WHAT TO PRODUCE: What is the number of lines containing "React"? Give only that number.

╭─ DATA EXCERPT

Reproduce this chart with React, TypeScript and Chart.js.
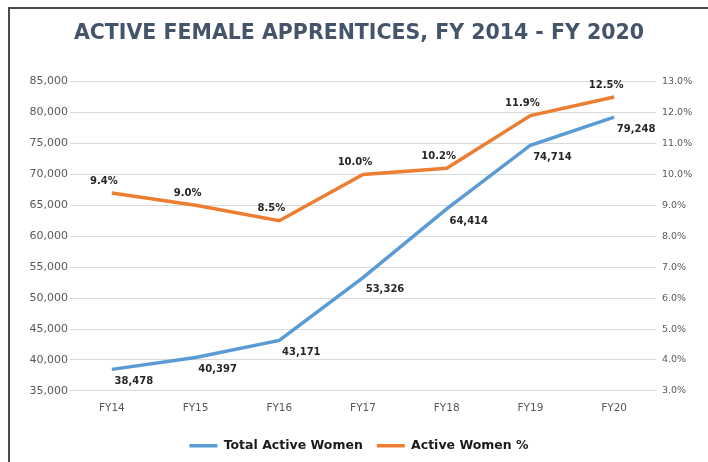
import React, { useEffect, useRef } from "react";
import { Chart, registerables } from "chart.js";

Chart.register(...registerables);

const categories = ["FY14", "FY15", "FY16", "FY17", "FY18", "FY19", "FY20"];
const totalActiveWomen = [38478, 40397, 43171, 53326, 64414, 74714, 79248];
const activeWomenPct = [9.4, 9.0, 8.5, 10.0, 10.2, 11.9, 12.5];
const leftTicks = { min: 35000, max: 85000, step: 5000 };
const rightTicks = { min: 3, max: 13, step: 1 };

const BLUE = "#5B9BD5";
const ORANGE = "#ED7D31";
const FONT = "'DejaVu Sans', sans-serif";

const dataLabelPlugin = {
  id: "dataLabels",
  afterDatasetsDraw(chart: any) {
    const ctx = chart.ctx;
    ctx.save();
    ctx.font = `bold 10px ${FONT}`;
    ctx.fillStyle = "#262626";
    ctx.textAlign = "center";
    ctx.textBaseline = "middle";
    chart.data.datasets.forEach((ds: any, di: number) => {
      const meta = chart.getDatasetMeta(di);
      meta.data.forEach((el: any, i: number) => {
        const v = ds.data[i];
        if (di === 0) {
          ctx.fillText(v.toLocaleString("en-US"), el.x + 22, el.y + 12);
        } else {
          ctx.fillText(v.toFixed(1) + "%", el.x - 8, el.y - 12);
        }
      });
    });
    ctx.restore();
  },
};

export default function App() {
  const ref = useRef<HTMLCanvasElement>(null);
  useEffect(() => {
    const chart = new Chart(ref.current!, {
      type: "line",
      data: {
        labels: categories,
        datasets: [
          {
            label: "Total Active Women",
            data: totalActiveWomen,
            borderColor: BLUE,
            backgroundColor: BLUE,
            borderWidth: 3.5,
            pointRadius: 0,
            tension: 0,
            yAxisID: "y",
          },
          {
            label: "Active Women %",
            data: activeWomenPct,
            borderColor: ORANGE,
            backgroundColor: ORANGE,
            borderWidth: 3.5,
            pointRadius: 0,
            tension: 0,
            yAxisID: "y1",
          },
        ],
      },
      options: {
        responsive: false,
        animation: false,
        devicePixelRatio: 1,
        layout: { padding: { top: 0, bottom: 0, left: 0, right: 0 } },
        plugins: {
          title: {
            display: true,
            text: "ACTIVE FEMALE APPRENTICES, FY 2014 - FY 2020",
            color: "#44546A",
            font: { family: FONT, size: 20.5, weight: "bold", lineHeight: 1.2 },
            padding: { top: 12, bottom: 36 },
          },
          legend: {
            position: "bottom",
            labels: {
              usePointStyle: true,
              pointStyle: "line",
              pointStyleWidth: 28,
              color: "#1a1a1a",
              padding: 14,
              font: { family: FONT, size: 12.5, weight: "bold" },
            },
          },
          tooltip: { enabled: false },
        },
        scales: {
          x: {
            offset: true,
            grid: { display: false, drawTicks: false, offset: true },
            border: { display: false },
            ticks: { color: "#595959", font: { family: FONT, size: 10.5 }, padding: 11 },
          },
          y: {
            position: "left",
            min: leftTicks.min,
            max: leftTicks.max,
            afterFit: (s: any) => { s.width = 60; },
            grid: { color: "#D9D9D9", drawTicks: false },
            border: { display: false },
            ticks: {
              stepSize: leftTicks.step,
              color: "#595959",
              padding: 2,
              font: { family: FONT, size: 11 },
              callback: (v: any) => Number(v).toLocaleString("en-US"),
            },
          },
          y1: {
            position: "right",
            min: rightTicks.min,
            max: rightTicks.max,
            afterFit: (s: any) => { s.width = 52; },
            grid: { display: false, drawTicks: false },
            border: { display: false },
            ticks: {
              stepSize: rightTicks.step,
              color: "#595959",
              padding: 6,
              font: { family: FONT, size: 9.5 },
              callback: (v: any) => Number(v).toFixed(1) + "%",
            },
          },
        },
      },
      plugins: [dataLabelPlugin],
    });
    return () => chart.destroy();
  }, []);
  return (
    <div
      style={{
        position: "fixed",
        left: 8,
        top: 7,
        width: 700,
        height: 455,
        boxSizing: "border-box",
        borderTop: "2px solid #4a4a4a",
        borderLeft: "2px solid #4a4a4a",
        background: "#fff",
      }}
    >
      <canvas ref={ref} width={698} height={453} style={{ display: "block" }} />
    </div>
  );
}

╰─

ANSWER: 2